In terms of what the result will be for the corporation's various business units--and specifically Holliday Fenoglio Fowler, "We're in the process of looking at Holliday Fenoglio and how that process will be completed," says spokesperson Jonathan Miller. But GlobeSt.com has learned that, much as we reported in November 2002, a management buyout of the unit is still the dominant option. Left unclear by the Sydney-based firm's official statement is what will happen to the global fund. Our source says they may keep it since it was a profitable entity.
Miller says no timeframe has been decided for the exits, but that the pace has picked up since strategizing began last summer. Yet, one source has stated that, "June 30 is year end. Draw your own conclusions."

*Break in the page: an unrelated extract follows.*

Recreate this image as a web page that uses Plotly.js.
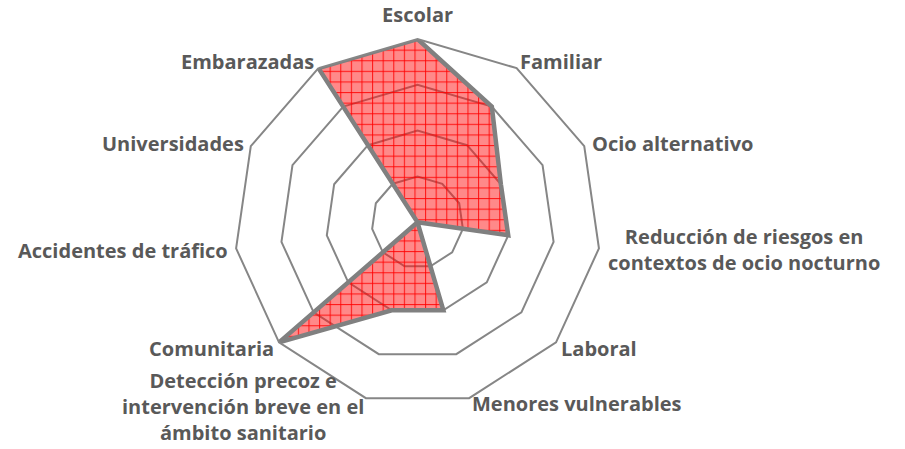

Miller also notes that Lend Lease is still working with Morgan Stanley regarding the takeover of equity business. "Over a period of time, all businesses will be exited," he adds.
"Our discussions with Morgan Stanley regarding the US Real Estate Equity Advisory business continue but are now focused on our ultimate strategic objective to exit the business over time," reported Greg Clarke, Lend Lease managing director and CEO, in the prepared statement. "Over the outcome of those discussions, we do not expect to be writing back value upon completion of any agreement with them."
The announcement follows completion of a year-long review of Lend Lease's real estate investment management business strategy. That review determined a number of issues including too many disconnected businesses in the US that created complexity and dispersed management focus; virtually no synergies achievable between the US REI businesses and other parts of Lend Lease and an unacceptably poor outlook for US REI for the next few years at least.
Other factors included the lack of scale in Europe and little reward for effort--operational earnings continue to be offset by new business costs and are likely to continue to be a drag on earnings for too long.
"The essential business decisions have been made to build on our successes and deal conclusively with our failures," said Clarke. "The group's interests are best served by adopting simpler, lower-cost business strategies for each of the major markets, rather than attempting to operate a universal strategy irrespective of corporate resources, and differing market and regulatory conditions in the various regions."
Going forward, the only US operations that will remain will be Bovis Lend Lease and the firm's military housing operation (Actus). In Asia Pacific, Lend Lease will focus on real estate funds management. Bovis Lend Lease will also continue as a part of the corporation in the UK and Europe, along with its military housing, retail and urban regeneration businesses.
"The feeling is that these businesses are established and will continue to be a successful part of our real estate solutions," Miller says.
Lend Lease will take a further write-down in respect of the REI businesses up to US$300 million (Australian $462 million) after tax. This includes the US$30 million loss on the sale of CapMark and other real estate debt businesses previously announced. The write-down estimates remain subject to audit review. The company has conducted an extensive review of its dividend policy over the past six months. Given the company's continuing strong cash flow position, Lend Lease has adopted a dividend payout ratio of 60-80% from the 2003 final dividend to be paid in September. The company also announced commencement of an on-market share buyback of up to 10% of issued capital. Today, Moody's Investors Service placed a Baa2 long-term rating of Lend Lease on review for possible downgrade.